By this standard, a new marijuana report by another state agency — the Department of Public Safety — represents a more evenhanded approach.
The study — titled "Marijuana Legalization in Colorado: Early Findings" and on view below in its entirety — contains plenty of data the department clearly considers troubling, including numbers showing increased marijuana usage by those eighteen and older and a considerable bump in emergency-room visits.
But there are also a handful of items showing that some of the promises made by advocates prior to the November 2012 passage of Amendment 64, which legalized limited recreational marijuana sales in the state, are coming true.
For instance, high-school marijuana use is down, and so are marijuana-related arrests in Denver.
Here's a rundown of some of the items that worry the folks at the public safety department:
• Among those 18-25 years old, marijuana usage has increased from 21 percent in 2006 to 31 percent in 2014.
• Among those 26 or older, marijuana usage has increased from 5 percent in 2006 to 12 percent in 2014.

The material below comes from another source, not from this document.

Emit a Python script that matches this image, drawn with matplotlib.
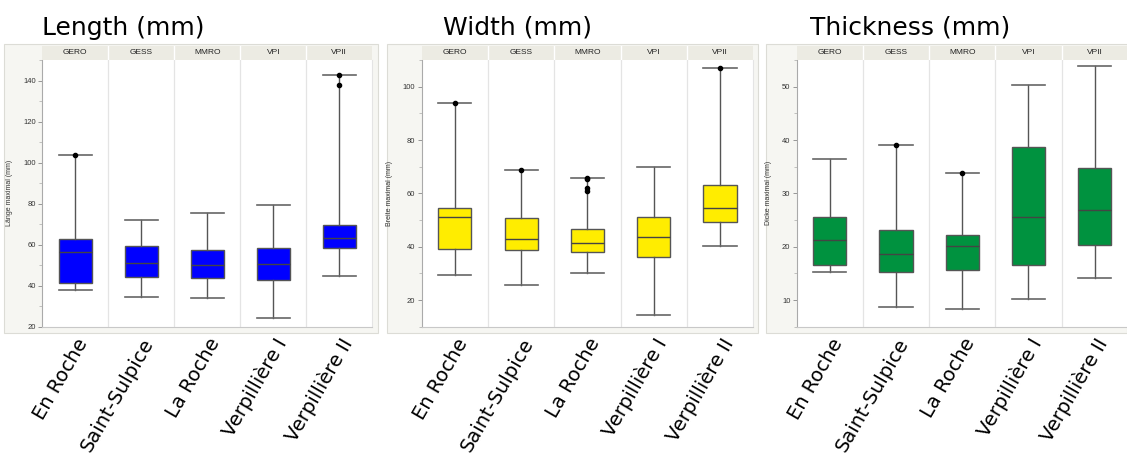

• 33% of marijuana users who have reported marijuana use in the past 30 days have used daily.
• Marijuana-related hospitalizations have increased from a rate of 803 per 100,000 pre-commercialization to 2,413 per 100,000 post-commercialization.
• The period of retail commercialization showed a significant increase in emergency department visits, from 739 per 100,000 (2010–2013) to 956 per 100,000 emergency department visits (2014–June 2015).
Another factoid that fits in this category reads: "In the 2014-15 school year, school-based discipline for drugs accounted for 41% of all expulsions, 31% of all law enforcement referrals, and 6% of all suspensions in Colorado."
However, it doesn't tell the whole story.
First of all, the numbers deal with drugs in general rather than being marijuana-specific. Moreover, the report notes that "the drug suspension rate began to increase in 2009-2010, up 29 percent from 2008-2009. Since that increase, the drug suspension rate has remained relatively stable." Moreover, the expulsion rate for 2014-2015 was fifty per 100,000 registered students, which is actually lower than it was during two school years prior to A64's enactment. In 2008-2009, the rate was 65 per 100,000 registered students, and in 2009-2010, the number was 90 per 100,000 registered students.
This trend is acknowledged in another safety-department item, which points out that "high school students ever using marijuana has declined from 42.4 percent in 2005 to 36.9 percent in 2013. The percentage of high school students currently using marijuana has decreased from 22.7 percent to 19.7 percent over the same period," even though "youth use in Colorado remains above the national average."
Here's a graphic that shows declining high-school marijuana use, as well as dips for alcohol and tobacco usage.
Another mixed stat: While marijuana as an impairing substance in DUIs went up from 12 percent in 2014 to 15 percent last year, the total number of marijuana-related DUIDs actually went down slightly.
And then there are the arrest stats.
Pot-related busts in Denver went down by 46 percent between 2012 and 2014, the department acknowledges, "while possession arrests were cut in half and sales arrests have decreased by 24 percent. "
This graphic depicts some even more dramatic decreases.
In all, the Department of Public Safety's analysis is more objective than the ones we've come to expect from the CDPHE.
Maybe the folks there should crunch all of the cannabis numbers from here on out.